A reading room at Duke’s Perkins Library

Life on Campus and Beyond

Durham, North Carolina

  • The campus is divided into two main regions: the East Campus and the West Campus.
    • The East Campus principally serves freshmen. It consists of freshman-dorms, its own library, some academic buildings for freshman-heavy classes, and the freshman dining-hall, Marketplace. This creates a environment where first-year students can take things at their own pace and interact closely with their peers.
    • The West Campus principally serves the rest of the student population, with the upperclassman-housing, the rest of the academic buildings and libraries, and the dining network. Sophomores, juniors, and seniors live together on this side of the campus, though seniors also have the option of living off-campus, which many of them take. The dining experience on West Campus combines offers many options from cafes to grills and fine dining.

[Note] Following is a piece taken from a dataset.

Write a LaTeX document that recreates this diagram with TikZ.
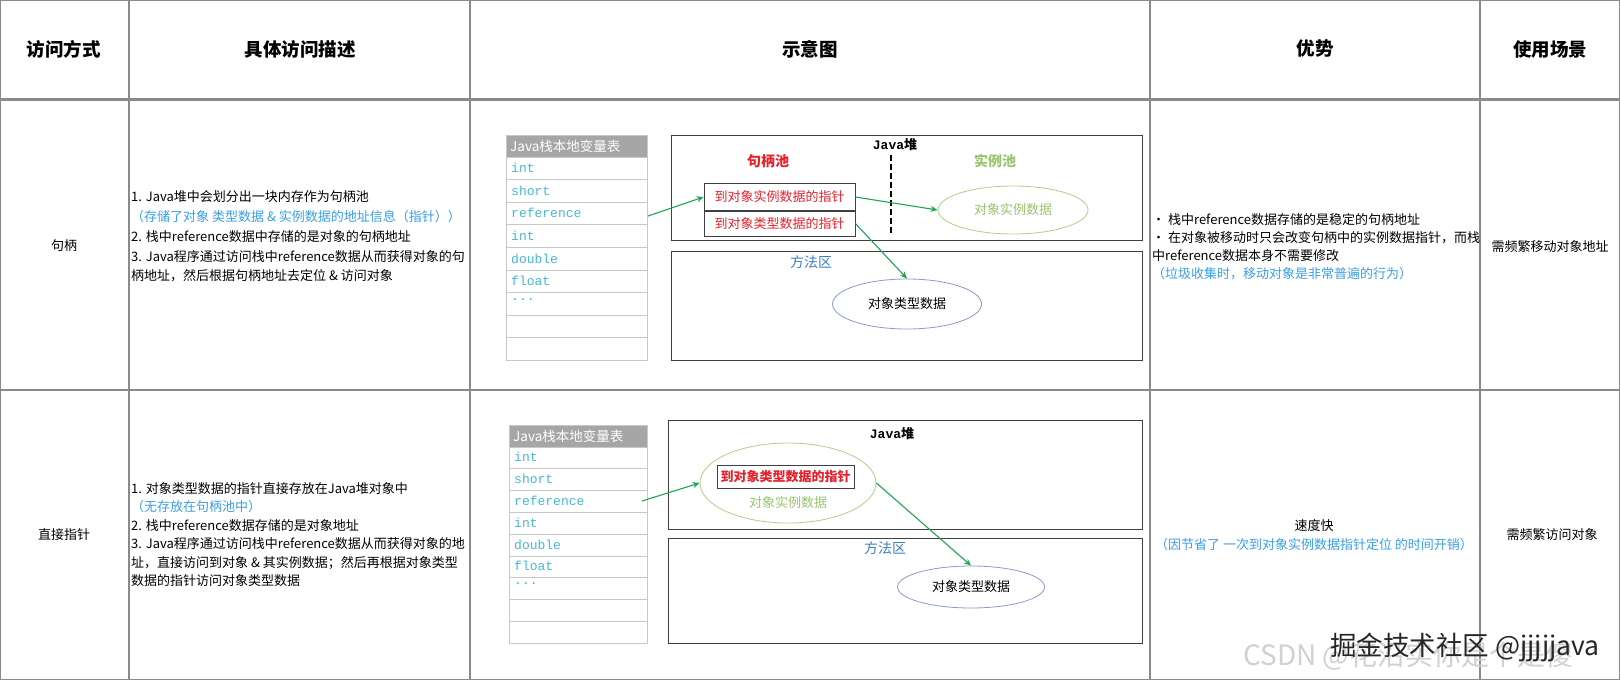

  • Freshman housing and roommate assignments are largely random. The transition to sophomore housing, however, is different. One can make groups of as many as 6 people to live together in an upperclassman house. Greek life is also a prominent part of the campus, with many students choosing to join and live with fraternities and sororities.
  • There are many opportunities to socialize with others on and off-campus, including dining halls, cafes, and parties. Indian students may find comfort in the numerous South Asian organizations on-campus, which hold celebrations for many major festivals of the subcontinent. There are dining options for Indian food both on and off-campus. Cultural organisations also include Indian music and dance groups. Though the number of international students from India is between 10 and 20 per year, Indian Americans form a large part of this community.

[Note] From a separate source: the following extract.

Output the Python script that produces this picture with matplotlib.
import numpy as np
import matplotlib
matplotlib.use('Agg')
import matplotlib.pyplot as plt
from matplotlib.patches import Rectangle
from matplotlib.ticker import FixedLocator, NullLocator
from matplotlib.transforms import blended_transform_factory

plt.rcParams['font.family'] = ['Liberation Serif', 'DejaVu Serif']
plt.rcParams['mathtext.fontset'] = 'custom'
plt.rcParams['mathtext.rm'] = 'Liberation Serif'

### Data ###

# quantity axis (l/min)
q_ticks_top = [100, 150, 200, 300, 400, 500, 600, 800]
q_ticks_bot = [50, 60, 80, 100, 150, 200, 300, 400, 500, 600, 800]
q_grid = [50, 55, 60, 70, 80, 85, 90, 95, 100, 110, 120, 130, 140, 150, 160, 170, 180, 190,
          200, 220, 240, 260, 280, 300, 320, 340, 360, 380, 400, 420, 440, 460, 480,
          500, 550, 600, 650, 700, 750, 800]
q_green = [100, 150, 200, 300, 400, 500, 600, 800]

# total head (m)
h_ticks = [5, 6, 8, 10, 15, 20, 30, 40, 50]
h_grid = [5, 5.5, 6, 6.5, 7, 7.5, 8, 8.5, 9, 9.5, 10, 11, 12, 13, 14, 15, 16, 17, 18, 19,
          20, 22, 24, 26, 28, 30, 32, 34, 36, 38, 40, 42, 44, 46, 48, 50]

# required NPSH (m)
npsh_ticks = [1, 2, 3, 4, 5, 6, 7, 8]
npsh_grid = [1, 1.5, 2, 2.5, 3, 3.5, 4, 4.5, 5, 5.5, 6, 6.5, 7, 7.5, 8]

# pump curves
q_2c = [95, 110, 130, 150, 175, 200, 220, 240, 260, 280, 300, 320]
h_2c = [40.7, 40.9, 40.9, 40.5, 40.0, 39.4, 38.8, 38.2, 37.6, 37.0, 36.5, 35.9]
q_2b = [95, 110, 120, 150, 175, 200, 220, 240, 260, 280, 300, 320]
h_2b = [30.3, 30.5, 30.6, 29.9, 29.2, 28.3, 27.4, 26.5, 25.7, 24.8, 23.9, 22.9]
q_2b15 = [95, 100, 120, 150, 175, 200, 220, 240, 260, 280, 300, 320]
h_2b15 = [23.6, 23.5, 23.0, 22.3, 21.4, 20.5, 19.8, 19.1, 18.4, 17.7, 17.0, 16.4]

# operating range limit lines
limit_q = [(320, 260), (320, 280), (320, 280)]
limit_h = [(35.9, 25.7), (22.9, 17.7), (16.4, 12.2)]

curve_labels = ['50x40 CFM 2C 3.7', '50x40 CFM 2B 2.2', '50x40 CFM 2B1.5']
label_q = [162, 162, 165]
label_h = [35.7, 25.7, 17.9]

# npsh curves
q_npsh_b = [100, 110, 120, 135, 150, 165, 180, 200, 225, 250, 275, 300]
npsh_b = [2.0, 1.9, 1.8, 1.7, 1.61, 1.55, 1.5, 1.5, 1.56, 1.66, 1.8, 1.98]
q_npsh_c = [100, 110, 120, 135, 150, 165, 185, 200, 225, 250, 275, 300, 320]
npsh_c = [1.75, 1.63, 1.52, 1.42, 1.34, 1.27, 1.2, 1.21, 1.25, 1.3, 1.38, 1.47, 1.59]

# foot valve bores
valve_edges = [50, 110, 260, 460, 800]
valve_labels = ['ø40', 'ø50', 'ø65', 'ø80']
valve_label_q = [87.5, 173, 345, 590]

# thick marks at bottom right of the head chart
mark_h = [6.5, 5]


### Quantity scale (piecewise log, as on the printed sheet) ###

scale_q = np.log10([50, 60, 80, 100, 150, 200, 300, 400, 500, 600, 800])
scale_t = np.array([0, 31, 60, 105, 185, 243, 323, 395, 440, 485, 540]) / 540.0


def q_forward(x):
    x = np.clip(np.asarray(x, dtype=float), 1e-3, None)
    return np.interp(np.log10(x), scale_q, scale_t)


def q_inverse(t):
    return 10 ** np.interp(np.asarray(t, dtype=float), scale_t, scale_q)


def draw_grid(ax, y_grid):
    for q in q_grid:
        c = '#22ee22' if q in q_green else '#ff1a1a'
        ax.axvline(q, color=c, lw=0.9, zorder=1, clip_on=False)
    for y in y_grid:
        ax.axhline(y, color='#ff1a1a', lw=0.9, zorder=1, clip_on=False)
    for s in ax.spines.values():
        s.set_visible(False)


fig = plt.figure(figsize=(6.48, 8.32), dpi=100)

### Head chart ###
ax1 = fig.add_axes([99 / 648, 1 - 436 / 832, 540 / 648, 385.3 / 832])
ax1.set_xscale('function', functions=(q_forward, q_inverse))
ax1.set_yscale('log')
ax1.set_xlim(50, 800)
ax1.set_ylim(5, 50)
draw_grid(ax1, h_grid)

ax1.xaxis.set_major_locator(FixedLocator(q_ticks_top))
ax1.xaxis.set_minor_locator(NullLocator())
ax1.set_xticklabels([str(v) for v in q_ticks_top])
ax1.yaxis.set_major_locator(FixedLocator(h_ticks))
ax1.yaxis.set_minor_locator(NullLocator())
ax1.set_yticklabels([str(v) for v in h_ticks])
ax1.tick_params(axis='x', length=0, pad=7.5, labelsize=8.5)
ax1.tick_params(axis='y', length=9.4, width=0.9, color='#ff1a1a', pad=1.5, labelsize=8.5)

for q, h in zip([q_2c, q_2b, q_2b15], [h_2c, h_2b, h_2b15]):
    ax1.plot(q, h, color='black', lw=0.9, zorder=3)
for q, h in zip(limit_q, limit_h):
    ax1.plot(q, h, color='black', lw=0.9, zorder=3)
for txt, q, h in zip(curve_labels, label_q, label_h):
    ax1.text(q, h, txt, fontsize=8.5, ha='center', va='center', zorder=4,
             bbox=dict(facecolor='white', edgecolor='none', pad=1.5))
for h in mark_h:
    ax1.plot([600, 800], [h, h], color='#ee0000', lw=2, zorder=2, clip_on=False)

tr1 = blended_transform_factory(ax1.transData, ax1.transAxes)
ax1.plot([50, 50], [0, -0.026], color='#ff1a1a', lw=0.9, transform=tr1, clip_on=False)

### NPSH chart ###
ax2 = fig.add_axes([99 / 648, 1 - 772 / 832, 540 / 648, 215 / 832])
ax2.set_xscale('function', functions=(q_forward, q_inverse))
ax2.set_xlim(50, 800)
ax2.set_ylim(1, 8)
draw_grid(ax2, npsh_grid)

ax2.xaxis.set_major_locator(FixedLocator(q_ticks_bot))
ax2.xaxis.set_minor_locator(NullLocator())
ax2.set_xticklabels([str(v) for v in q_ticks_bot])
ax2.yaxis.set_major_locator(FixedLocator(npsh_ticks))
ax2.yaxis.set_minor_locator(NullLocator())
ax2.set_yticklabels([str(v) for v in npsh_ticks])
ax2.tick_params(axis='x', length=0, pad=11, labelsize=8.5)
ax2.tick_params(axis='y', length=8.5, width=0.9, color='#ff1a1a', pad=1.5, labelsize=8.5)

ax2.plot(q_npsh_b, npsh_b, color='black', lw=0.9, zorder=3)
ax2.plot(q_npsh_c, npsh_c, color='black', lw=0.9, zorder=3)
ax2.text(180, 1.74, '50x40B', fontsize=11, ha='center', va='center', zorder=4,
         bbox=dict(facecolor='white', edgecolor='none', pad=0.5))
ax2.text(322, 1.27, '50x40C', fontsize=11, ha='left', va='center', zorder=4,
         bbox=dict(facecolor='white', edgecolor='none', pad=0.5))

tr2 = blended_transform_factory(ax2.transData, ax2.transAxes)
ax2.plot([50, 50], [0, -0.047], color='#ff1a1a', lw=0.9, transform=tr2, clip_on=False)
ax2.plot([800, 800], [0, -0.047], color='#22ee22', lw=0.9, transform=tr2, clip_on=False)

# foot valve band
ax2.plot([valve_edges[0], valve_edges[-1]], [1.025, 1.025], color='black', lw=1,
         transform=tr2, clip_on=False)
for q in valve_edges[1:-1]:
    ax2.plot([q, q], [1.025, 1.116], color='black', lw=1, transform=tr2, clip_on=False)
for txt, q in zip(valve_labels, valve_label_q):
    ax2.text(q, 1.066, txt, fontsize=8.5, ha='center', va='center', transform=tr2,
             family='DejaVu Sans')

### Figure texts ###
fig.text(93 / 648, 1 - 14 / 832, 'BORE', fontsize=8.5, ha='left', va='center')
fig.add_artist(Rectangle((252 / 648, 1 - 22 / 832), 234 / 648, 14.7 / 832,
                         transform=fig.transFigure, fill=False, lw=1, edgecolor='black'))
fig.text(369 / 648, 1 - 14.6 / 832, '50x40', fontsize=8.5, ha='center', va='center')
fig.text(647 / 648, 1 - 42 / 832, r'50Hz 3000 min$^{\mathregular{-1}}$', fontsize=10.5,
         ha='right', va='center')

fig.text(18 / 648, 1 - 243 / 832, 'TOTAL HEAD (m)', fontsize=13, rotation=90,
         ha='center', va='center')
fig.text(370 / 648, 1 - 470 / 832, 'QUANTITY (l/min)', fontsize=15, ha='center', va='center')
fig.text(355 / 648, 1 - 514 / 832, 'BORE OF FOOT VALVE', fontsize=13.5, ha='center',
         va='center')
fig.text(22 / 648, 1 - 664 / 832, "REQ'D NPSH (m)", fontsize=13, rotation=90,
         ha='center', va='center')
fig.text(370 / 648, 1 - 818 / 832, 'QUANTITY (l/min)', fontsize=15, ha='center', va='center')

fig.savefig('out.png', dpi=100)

  • Athletics, particularly basketball, are a big part of the school-spirit. The prime sporting events include Duke-UNC basketball game, which is preceded by the tradition of tenting. Groups must register with line monitors and live in actual tents for extended periods of time, with specific rules on rotation, in order to gain first preference for the most coveted stands.
  • Students here come from all kinds of political backgrounds, and so there is a good mix of all political ideologies, ranging from the left to the right. Political correctness, however, is the norm, and there is administrative recourse for any incident of racism, homophobia, xenophobia, and other forms of discrimination, though overt instances of these are far from common.